>>>

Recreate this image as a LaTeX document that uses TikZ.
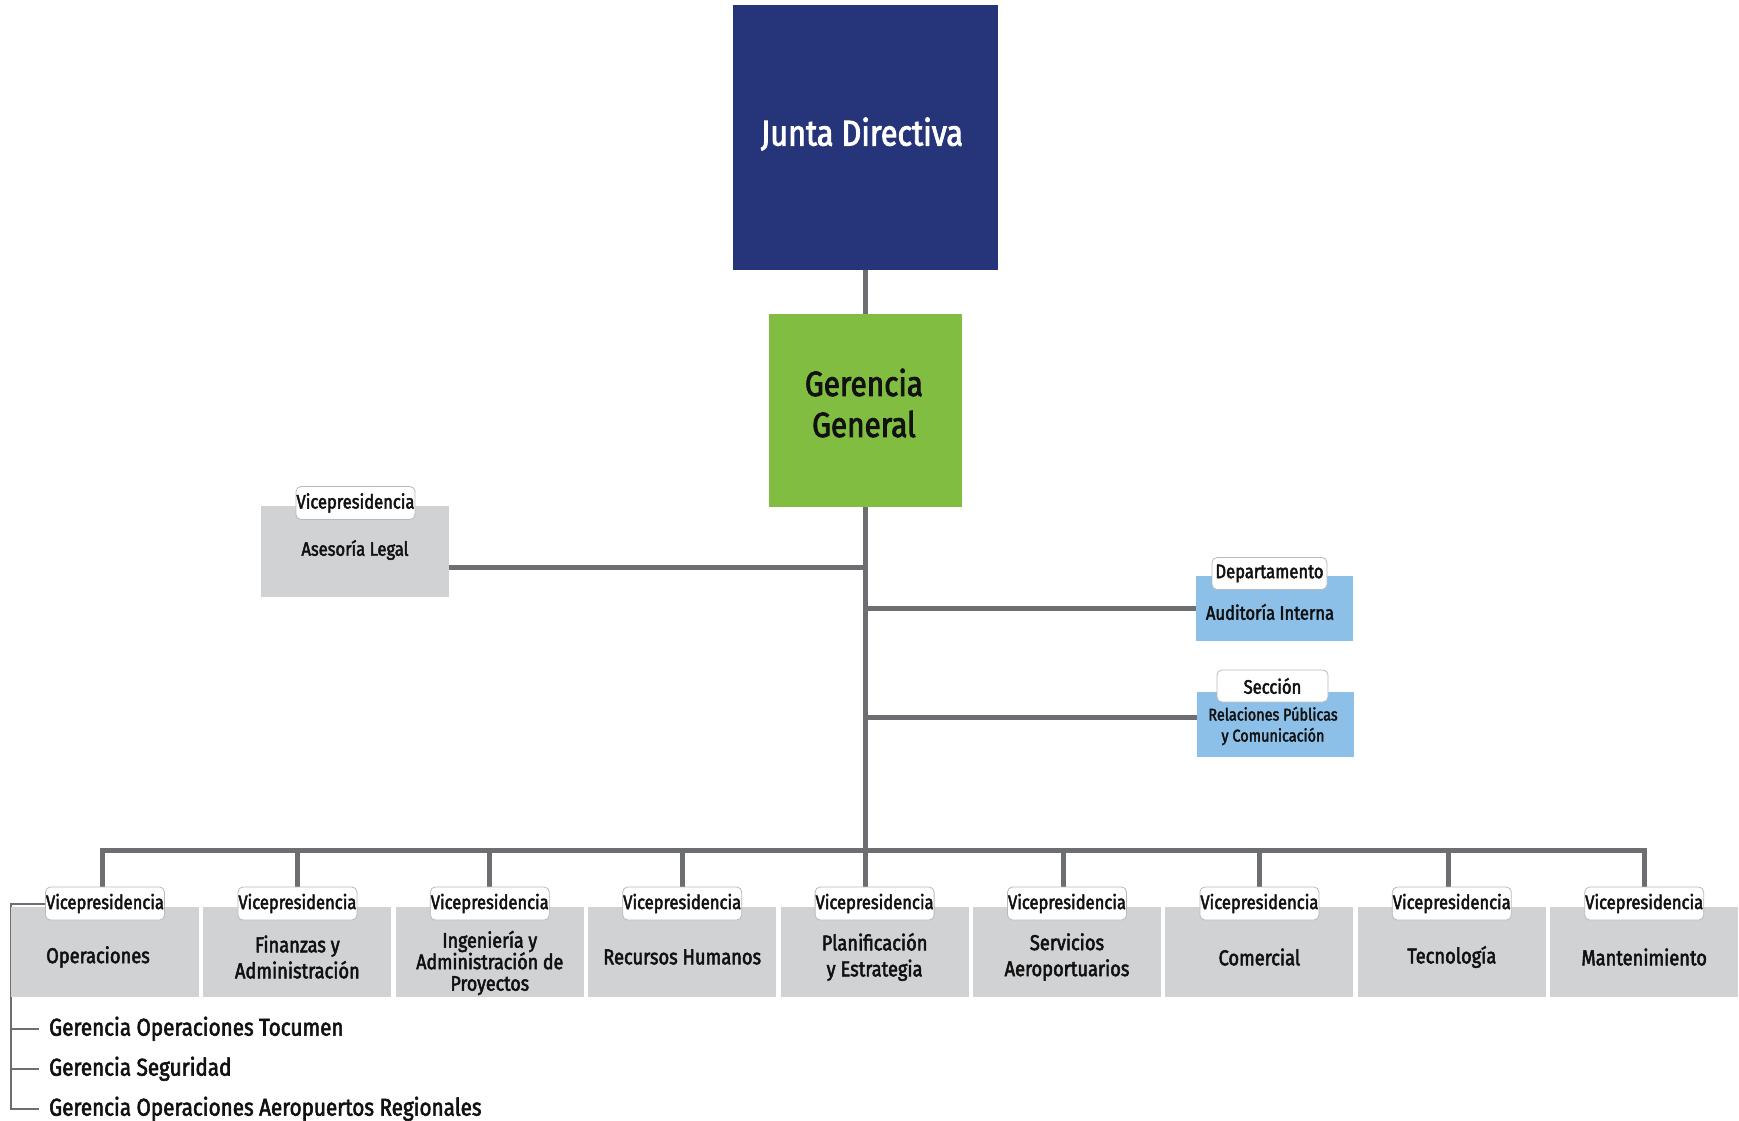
\documentclass[tikz,border=0pt]{standalone}
\usepackage{fontspec}
\setmainfont{Fira Sans}[FakeStretch=0.85,FakeBold=2.4]
\usetikzlibrary{backgrounds}
\definecolor{navy}{HTML}{263479}
\definecolor{ggreen}{HTML}{80BD41}
\definecolor{lblue}{HTML}{8DC0E8}
\definecolor{boxgray}{HTML}{D1D2D4}
\definecolor{linegray}{HTML}{6D6E71}
\definecolor{taggray}{HTML}{B8B9BC}
\definecolor{txt}{HTML}{111111}
\tikzset{
  conn/.style={draw=linegray,line width=5pt},
  bracket/.style={draw=linegray,line width=2pt},
  unit/.style={fill=boxgray,minimum width=188pt,minimum height=90pt,inner sep=0pt},
  unittext/.style={text=txt,align=center,inner sep=0pt,font=\fontsize{21.5}{26}\selectfont},
  tagbox/.style={draw=taggray,line width=0.8pt,fill=white,rounded corners=5pt,minimum width=119pt,minimum height=33pt,inner sep=0pt,text=txt,font=\fontsize{19.5}{20}\selectfont},
  smalltag/.style={tagbox,minimum height=32pt,font=\fontsize{19.5}{20}\selectfont},
  sidetext/.style={text=txt,align=center,inner sep=0pt,font=\fontsize{19.5}{21}\selectfont},
  listitem/.style={anchor=mid west,inner sep=0pt,text=txt,font=\fontsize{24.3}{26}\selectfont},
}
\begin{document}
\begin{tikzpicture}[x=1pt,y=-1pt]
\useasboundingbox (0,0) rectangle (1739,1120);
% top
\node[fill=navy,minimum width=265pt,minimum height=265pt,inner sep=0pt] (jd) at (865.5,137.5) {};
\node[text=white,inner sep=0pt,font=\fontsize{36}{40}\selectfont] (jdt) at (862,134) {Junta Directiva};
\node[fill=ggreen,minimum width=193pt,minimum height=193pt,inner sep=0pt] (gg) at (865.5,410.5) {};
\node[text=txt,align=center,inner sep=0pt,font=\fontsize{35}{41}\selectfont] (ggt) at (864,403) {Gerencia\\General};
% side units
\node[fill=boxgray,minimum width=188pt,minimum height=91pt,inner sep=0pt] (al) at (355,551.5) {};
\node[sidetext] (alx) at (355,550) {Asesoría Legal};
\node[tagbox] (alt) at (355.5,503) {Vicepresidencia};
\node[fill=lblue,minimum width=157pt,minimum height=65pt,inner sep=0pt] (au) at (1274.5,608.5) {};
\node[sidetext] (aux) at (1270,612) {Auditoría Interna};
\node[smalltag,minimum width=115pt] (aut) at (1269.5,573.5) {Departamento};
\node[fill=lblue,minimum width=157pt,minimum height=65pt,inner sep=0pt] (rp) at (1275.5,724.5) {};
\node[sidetext,font=\fontsize{17}{21}\selectfont] (rpx) at (1273,726) {Relaciones Públicas\\y Comunicación};
\node[smalltag,minimum width=111pt] (rpt) at (1272.5,686) {Sección};
% bottom units
\foreach \i/\t in {2/{Finanzas y\\Administración},4/Recursos Humanos,5/{Planificación\\y Estrategia},6/{Servicios\\Aeroportuarios},7/Comercial,8/Tecnología,9/Mantenimiento}{
  \node[unit] (b\i) at ({105+(\i-1)*192.4},952) {};
  \node[unittext] (t\i) at ({105+(\i-1)*192.4},957) {\t};
  \node[tagbox] (v\i) at ({105+(\i-1)*192.4},903.5) {Vicepresidencia};
}
\node[unit] (b1) at (105,952) {};
\node[unittext] (t1) at (98,957) {Operaciones};
\node[tagbox] (v1) at (105,903.5) {Vicepresidencia};
\node[unit] (b3) at (489.8,952) {};
\node[unittext,font=\fontsize{21}{21.5}\selectfont] (t3) at (489.8,963) {Ingeniería y\\Administración de\\Proyectos};
\node[tagbox] (v3) at (489.8,903.5) {Vicepresidencia};
% list
\node[listitem] (g1) at (49,1033) {Gerencia Operaciones Tocumen};
\node[listitem] (g2) at (49,1073) {Gerencia Seguridad};
\node[listitem] (g3) at (49,1113) {Gerencia Operaciones Aeropuertos Regionales};
\coordinate (brk) at (11,905);
\coordinate (bus) at (866,850);
\begin{scope}[on background layer]
\draw[conn] (jd.south) -- (jd.south |- v5.north);
\draw[conn] ([yshift=-15.5pt]al.east) -- ([yshift=-15.5pt]al.east -| jd.south);
\draw[conn] (au.west -| jd.south) -- (au.west);
\draw[conn] ([yshift=7.5pt]rp.west -| jd.south) -- ([yshift=7.5pt]rp.west);
\draw[conn] ([xshift=-3pt]v1.north) |- (bus) -| (v9.north);
\foreach \i/\s in {2/0,3/0,4/0,6/-4,7/0,8/-3}{\draw[conn] ([xshift=\s pt]v\i.north) -- ([xshift=\s pt]v\i.north |- bus);}
\draw[bracket] (v1.west) -| (brk |- g3.west) -- ([xshift=-10pt]g3.west);
\draw[bracket] (brk |- g1.west) -- ([xshift=-10pt]g1.west);
\draw[bracket] (brk |- g2.west) -- ([xshift=-10pt]g2.west);
\end{scope}
\end{tikzpicture}
\end{document}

<<<

- _What you have to do_: Each line of the data should be quoted exactly, with pictures left out.

- _Answer below_:
Recreate this image as a LaTeX document that uses TikZ.
\documentclass[tikz,border=0pt]{standalone}
\usepackage{fontspec}
\setmainfont{Fira Sans}[FakeStretch=0.85,FakeBold=2.4]
\usetikzlibrary{backgrounds}
\definecolor{navy}{HTML}{263479}
\definecolor{ggreen}{HTML}{80BD41}
\definecolor{lblue}{HTML}{8DC0E8}
\definecolor{boxgray}{HTML}{D1D2D4}
\definecolor{linegray}{HTML}{6D6E71}
\definecolor{taggray}{HTML}{B8B9BC}
\definecolor{txt}{HTML}{111111}
\tikzset{
  conn/.style={draw=linegray,line width=5pt},
  bracket/.style={draw=linegray,line width=2pt},
  unit/.style={fill=boxgray,minimum width=188pt,minimum height=90pt,inner sep=0pt},
  unittext/.style={text=txt,align=center,inner sep=0pt,font=\fontsize{21.5}{26}\selectfont},
  tagbox/.style={draw=taggray,line width=0.8pt,fill=white,rounded corners=5pt,minimum width=119pt,minimum height=33pt,inner sep=0pt,text=txt,font=\fontsize{19.5}{20}\selectfont},
  smalltag/.style={tagbox,minimum height=32pt,font=\fontsize{19.5}{20}\selectfont},
  sidetext/.style={text=txt,align=center,inner sep=0pt,font=\fontsize{19.5}{21}\selectfont},
  listitem/.style={anchor=mid west,inner sep=0pt,text=txt,font=\fontsize{24.3}{26}\selectfont},
}
\begin{document}
\begin{tikzpicture}[x=1pt,y=-1pt]
\useasboundingbox (0,0) rectangle (1739,1120);
% top
\node[fill=navy,minimum width=265pt,minimum height=265pt,inner sep=0pt] (jd) at (865.5,137.5) {};
\node[text=white,inner sep=0pt,font=\fontsize{36}{40}\selectfont] (jdt) at (862,134) {Junta Directiva};
\node[fill=ggreen,minimum width=193pt,minimum height=193pt,inner sep=0pt] (gg) at (865.5,410.5) {};
\node[text=txt,align=center,inner sep=0pt,font=\fontsize{35}{41}\selectfont] (ggt) at (864,403) {Gerencia\\General};
% side units
\node[fill=boxgray,minimum width=188pt,minimum height=91pt,inner sep=0pt] (al) at (355,551.5) {};
\node[sidetext] (alx) at (355,550) {Asesoría Legal};
\node[tagbox] (alt) at (355.5,503) {Vicepresidencia};
\node[fill=lblue,minimum width=157pt,minimum height=65pt,inner sep=0pt] (au) at (1274.5,608.5) {};
\node[sidetext] (aux) at (1270,612) {Auditoría Interna};
\node[smalltag,minimum width=115pt] (aut) at (1269.5,573.5) {Departamento};
\node[fill=lblue,minimum width=157pt,minimum height=65pt,inner sep=0pt] (rp) at (1275.5,724.5) {};
\node[sidetext,font=\fontsize{17}{21}\selectfont] (rpx) at (1273,726) {Relaciones Públicas\\y Comunicación};
\node[smalltag,minimum width=111pt] (rpt) at (1272.5,686) {Sección};
% bottom units
\foreach \i/\t in {2/{Finanzas y\\Administración},4/Recursos Humanos,5/{Planificación\\y Estrategia},6/{Servicios\\Aeroportuarios},7/Comercial,8/Tecnología,9/Mantenimiento}{
  \node[unit] (b\i) at ({105+(\i-1)*192.4},952) {};
  \node[unittext] (t\i) at ({105+(\i-1)*192.4},957) {\t};
  \node[tagbox] (v\i) at ({105+(\i-1)*192.4},903.5) {Vicepresidencia};
}
\node[unit] (b1) at (105,952) {};
\node[unittext] (t1) at (98,957) {Operaciones};
\node[tagbox] (v1) at (105,903.5) {Vicepresidencia};
\node[unit] (b3) at (489.8,952) {};
\node[unittext,font=\fontsize{21}{21.5}\selectfont] (t3) at (489.8,963) {Ingeniería y\\Administración de\\Proyectos};
\node[tagbox] (v3) at (489.8,903.5) {Vicepresidencia};
% list
\node[listitem] (g1) at (49,1033) {Gerencia Operaciones Tocumen};
\node[listitem] (g2) at (49,1073) {Gerencia Seguridad};
\node[listitem] (g3) at (49,1113) {Gerencia Operaciones Aeropuertos Regionales};
\coordinate (brk) at (11,905);
\coordinate (bus) at (866,850);
\begin{scope}[on background layer]
\draw[conn] (jd.south) -- (jd.south |- v5.north);
\draw[conn] ([yshift=-15.5pt]al.east) -- ([yshift=-15.5pt]al.east -| jd.south);
\draw[conn] (au.west -| jd.south) -- (au.west);
\draw[conn] ([yshift=7.5pt]rp.west -| jd.south) -- ([yshift=7.5pt]rp.west);
\draw[conn] ([xshift=-3pt]v1.north) |- (bus) -| (v9.north);
\foreach \i/\s in {2/0,3/0,4/0,6/-4,7/0,8/-3}{\draw[conn] ([xshift=\s pt]v\i.north) -- ([xshift=\s pt]v\i.north |- bus);}
\draw[bracket] (v1.west) -| (brk |- g3.west) -- ([xshift=-10pt]g3.west);
\draw[bracket] (brk |- g1.west) -- ([xshift=-10pt]g1.west);
\draw[bracket] (brk |- g2.west) -- ([xshift=-10pt]g2.west);
\end{scope}
\end{tikzpicture}
\end{document}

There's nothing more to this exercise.